It cannot explain the thousands of molecular mechanisms needed in order for change to take place across an entire species, and so on. Contrary to one posters previous quote, science cannot explain the origins of life. It cannot explain the thousands of molecular mechanisms needed in order for change to take place across an entire species, and so on.
This is an evolved form of the Paley Watchmaker argument. It was dealt with in Origin of Species where Darwin illustrated the evolution of the complex eye through intermediate steps that could be seen in lineal species.

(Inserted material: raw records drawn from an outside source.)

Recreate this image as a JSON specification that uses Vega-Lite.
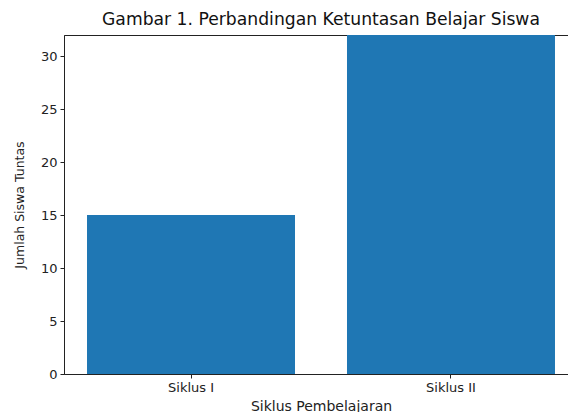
{
  "$schema": "https://vega.github.io/schema/vega-lite/v6.json",
  "autosize": "none",
  "padding": {"left": 64, "top": 35, "right": 0, "bottom": 38},
  "width": 514,
  "height": 339,
  "background": "white",
  "title": {
    "text": "Gambar 1. Perbandingan Ketuntasan Belajar Siswa",
    "font": "DejaVu Sans",
    "fontSize": 17.2,
    "fontWeight": "normal",
    "color": "#111",
    "offset": 7,
    "anchor": "middle"
  },
  "data": {
    "values": [
      {"siklus": "Siklus I", "jumlah": 15},
      {"siklus": "Siklus II", "jumlah": 32}
    ]
  },
  "mark": {"type": "bar", "color": "#1f77b4"},
  "encoding": {
    "x": {
      "field": "siklus",
      "type": "nominal",
      "sort": null,
      "scale": {"paddingInner": 0.2, "paddingOuter": 0.0885},
      "axis": {
        "title": "Siklus Pembelajaran",
        "labelAngle": 0,
        "titlePadding": 5,
        "titleFontSize": 14
      }
    },
    "y": {
      "field": "jumlah",
      "type": "quantitative",
      "scale": {"domain": [0, 32], "nice": false, "clamp": true},
      "axis": {
        "title": "Jumlah Siswa Tuntas",
        "values": [0, 5, 10, 15, 20, 25, 30],
        "titlePadding": 14,
        "titleFontSize": 12.5
      }
    }
  },
  "config": {
    "view": {"stroke": "#222", "strokeWidth": 1},
    "axis": {
      "grid": false,
      "domainColor": "#222",
      "domainWidth": 1,
      "tickColor": "#222",
      "tickSize": 4,
      "labelFont": "DejaVu Sans",
      "labelFontSize": 13,
      "labelColor": "#222",
      "labelPadding": 3,
      "titleFont": "DejaVu Sans",
      "titleFontSize": 12,
      "titleFontWeight": "normal",
      "titleColor": "#222"
    }
  }
}
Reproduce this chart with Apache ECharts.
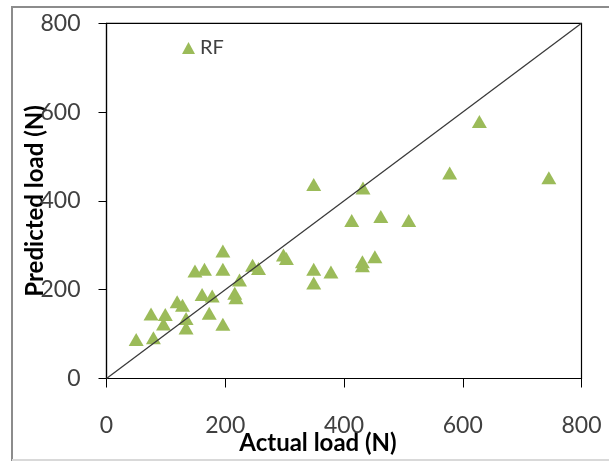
<!DOCTYPE html>
<html>
<head>
<meta charset="utf-8">
<script src="https://cdn.jsdelivr.net/npm/echarts@6/dist/echarts.min.js"></script>
<style>
  html, body { margin: 0; padding: 0; background: #fff; }
  #chart { width: 609px; height: 462px; }
</style>
</head>
<body>
<div id="chart"></div>
<script>
// actual vs predicted load
var actualLoad = [50, 79, 75, 99, 96, 134, 119, 128, 134, 173, 196, 161, 178, 216, 218, 224,
                  149, 165, 196, 196, 246, 256, 298, 303, 349, 432, 628, 578, 745, 413, 462, 509,
                  349, 378, 349, 431, 431, 452];
var predictedLoad = [88, 92, 145, 144, 123, 114, 173, 165, 135, 147, 122, 189, 186, 192, 182, 222,
                     242, 246, 246, 287, 255, 248, 278, 270, 437, 429, 579, 463, 452, 356, 365, 356,
                     246, 240, 215, 263, 254, 274];
var axisTicks = [0, 200, 400, 600, 800];
var idealLine = [0, 800];

var points = [];
for (var i = 0; i < actualLoad.length; i++) {
    points.push([actualLoad[i], predictedLoad[i]]);
}

var chart = echarts.init(document.getElementById('chart'));
var font = 'Lato, "Open Sans", sans-serif';

chart.setOption({
    animation: false,
    textStyle: { fontFamily: font },
    graphic: [{
        type: 'rect',
        shape: { x: 12, y: 7, width: 620, height: 453 },
        style: { fill: 'none', stroke: '#8c8c8c', lineWidth: 2 }
    }, {
        type: 'line',
        shape: { x1: 12, y1: 460, x2: 609, y2: 460 },
        style: { stroke: '#d9d9d9', lineWidth: 2 }
    }],
    grid: {
        left: 106.5, right: 27.5, top: 23.3, bottom: 83.5,
        outerBoundsMode: 'none',
        show: true, borderColor: '#000', borderWidth: 1.2
    },
    legend: {
        left: 177, top: 33,
        itemWidth: 13, itemHeight: 12, itemGap: 6,
        textStyle: { fontSize: 20, color: '#404040', fontFamily: font },
        data: [{ name: 'RF', icon: 'triangle' }]
    },
    xAxis: {
        type: 'value', min: axisTicks[0], max: axisTicks[axisTicks.length - 1], interval: 200,
        name: 'Actual load (N)', nameLocation: 'middle', nameGap: 53, nameMoveOverlap: false,
        nameTextStyle: { fontSize: 24, fontWeight: 'bold', color: '#000', padding: [0, 52, 0, 0] },
        axisLine: { lineStyle: { color: '#000', width: 1.2 } },
        axisTick: { show: true, length: 9, lineStyle: { color: '#000' } },
        axisLabel: { fontSize: 23, color: '#404040', margin: 36 },
        splitLine: { show: false }
    },
    yAxis: {
        type: 'value', min: axisTicks[0], max: axisTicks[axisTicks.length - 1], interval: 200,
        name: 'Predicted load (N)', nameLocation: 'middle', nameGap: 59, nameMoveOverlap: false,
        nameTextStyle: { fontSize: 24, fontWeight: 'bold', color: '#000' },
        axisLine: { show: true, lineStyle: { color: '#000', width: 1.2 } },
        axisTick: { show: true, length: 8, lineStyle: { color: '#000' } },
        axisLabel: { fontSize: 23, color: '#404040', margin: 26 },
        splitLine: { show: false }
    },
    series: [{
        name: 'ideal',
        type: 'line',
        data: [[idealLine[0], idealLine[0]], [idealLine[1], idealLine[1]]],
        symbol: 'none',
        lineStyle: { color: '#3a3a3a', width: 1.3 },
        z: 3
    }, {
        name: 'RF',
        type: 'scatter',
        data: points,
        symbol: 'triangle',
        symbolSize: [15, 13],
        itemStyle: { color: '#9bbb59', opacity: 1 },
        z: 2
    }]
});
</script>
</body>
</html>
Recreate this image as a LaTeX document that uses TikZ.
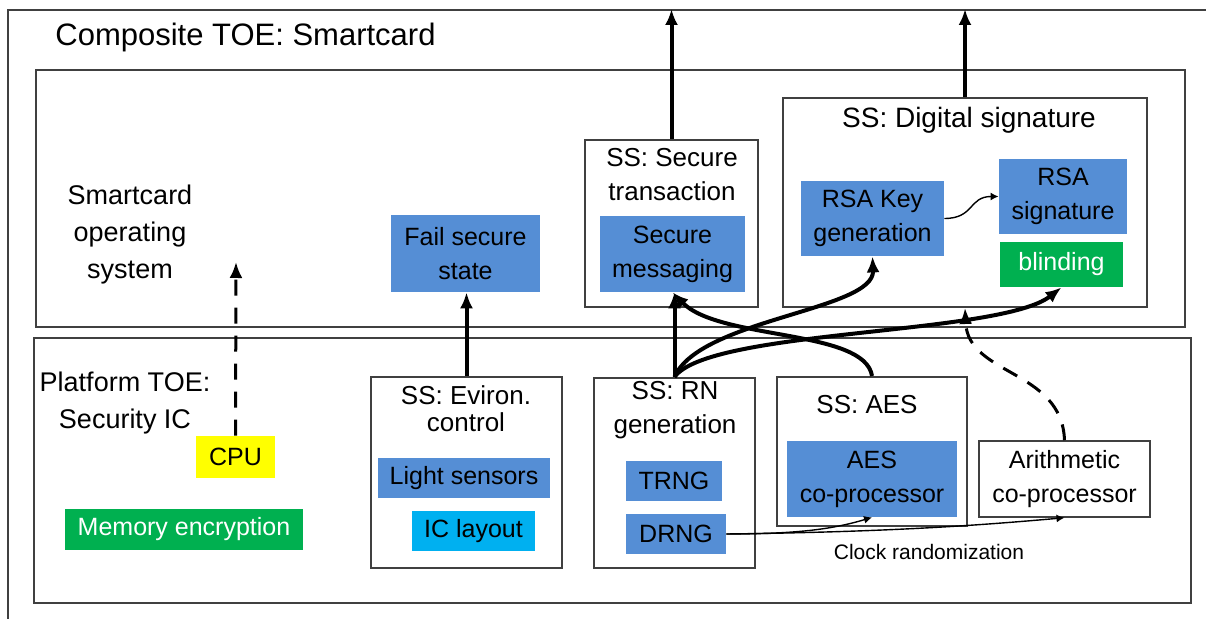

In the Articulata we can commence a series with an optic nerve merely coated with pigment, and without any other mechanism; and from this low stage, numerous gradations of structure, branching off in two fundamentally different lines, can be shown to exist, until we reach a moderately high stage of perfection. . . With these facts, here far too briefly and imperfectly given, which show that there is much graduated diversity in the eyes of living crustaceans, and bearing in mind how small the number of living animals is in proportion to those which have become extinct, I can see no very great difficulty (not more than in the case of many other structures) in believing that natural selection has converted the simple apparatus of an optic nerve merely coated with pigment and invested by transparent membrane, into an optical instrument as perfect as is possessed by any member of the great Articulate class.
When it became apparent that larger complex features could be explained by extant and extinct species (the mammalian middle ear is another good example) the creationists moved to systems which could not leave a fossil record, namely cellular microscopic systems such as bacterial flagellum. With zero chance of a fossil record they wouldn't have to worry about those pesky transitional fossils.